Das Problem wird durch die Verfügbarkeit von IoT-Schadsoftware noch weiter verschärft, wie kürzlich die Erstellung des IoT-Botnets Kepler veranschaulichte. Es stellte sich heraus, dass dahinter „nur ein paar Freunde, die einfach ein bisschen herumspielten“ steckten. Laut den Statistiken eines Sicherheitsanbieters verdoppelte sich im Jahr 2018 die Anzahl von entdeckten IoT-Bedrohungen, wobei mit 87 Prozent der beobachteten Vorfälle vor allem schwache und Standardkennwörter, nicht gepatchte Schwachstellen oder beides im Fadenkreuz lagen.
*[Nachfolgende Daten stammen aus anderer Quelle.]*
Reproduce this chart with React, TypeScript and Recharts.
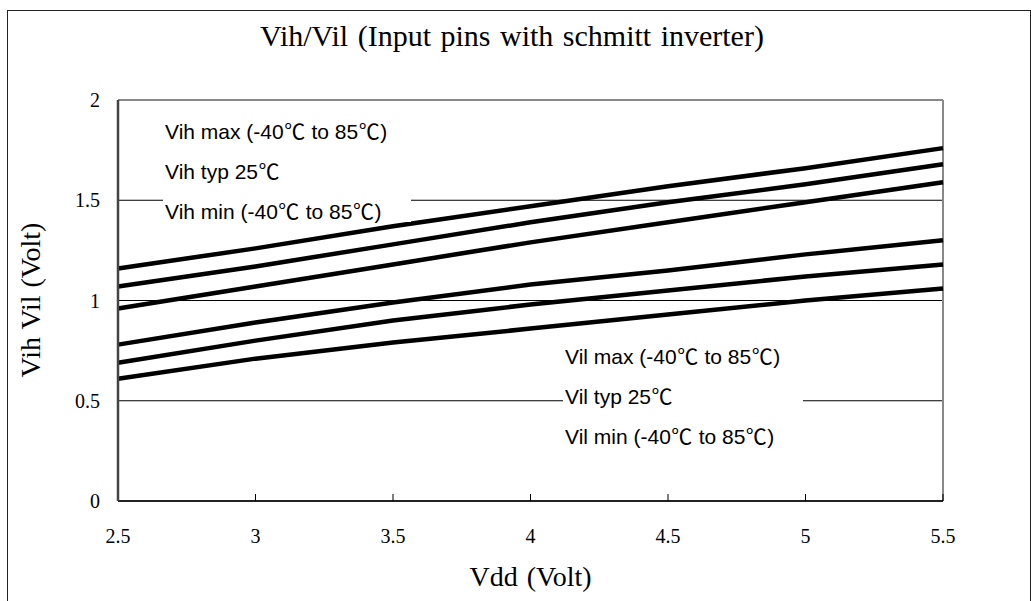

Die Situation hat sich im vergangenen Jahr derart zugespitzt, dass das FBI im letzten August eine Warnung vor mehreren potenziell gefährdeten IoT-Geräten herausgab. Die Folgen von Serviceausfällen und böswilligen Angriffen mithilfe von IoT-Botnets auf ein Unternehmen können von Systemwiederherstellungs- und Säuberungskosten über Strafzahlungen und Anwaltskosten bis hin zu Kundenverlust und Imageschaden reichen.

Jetzt proaktiv handeln

Ein Blick auf die OWASP-Liste potenzieller Angriffsflächen macht deutlich, wie viele Schwachstellen sich mit IoT-Kits in einem typischen Unternehmen ausnutzen lassen. Dabei ist aber die zusätzliche Bedrohung durch externe in Bots umfunktionierte Geräte noch nicht berücksichtigt. Ein neuer europäischer Standard dürfte sicherlich dazu beitragen, sowohl das Verbraucherbewusstsein in Bezug auf unsichere Produkte als auch die Grundabsicherung bei den Anbietern zu verbessern. Allerdings braucht dies seine Zeit, zumal die zahlreichen bereits verwendeten IoT-Geräte in vielen Fällen ein Legacy-Problem darstellen.

In der Zwischenzeit ist die Beachtung von Best Practices die beste Strategie, wie etwa das regelmäßige Installieren von Firmware-Patches, die Netzwerksegmentierung sowie die Verwendung von langen und komplexen Kennwörtern. Laut Aussage von über drei Viertel der Unternehmen ist aber auch Threat Intelligence heute ein wichtiger Grundpfeiler einer effektiven Cybersicherheitsstrategie. Sofern ein entsprechendes Konzept sinnvoll umgesetzt wird, schützt es nicht nur vor bekannten Bedrohungen, sondern versetzt Sicherheitsteams zudem in die Lage, unbekannte Gefahren proaktiv zu bekämpfen, bevor diese dem Unternehmen schaden können.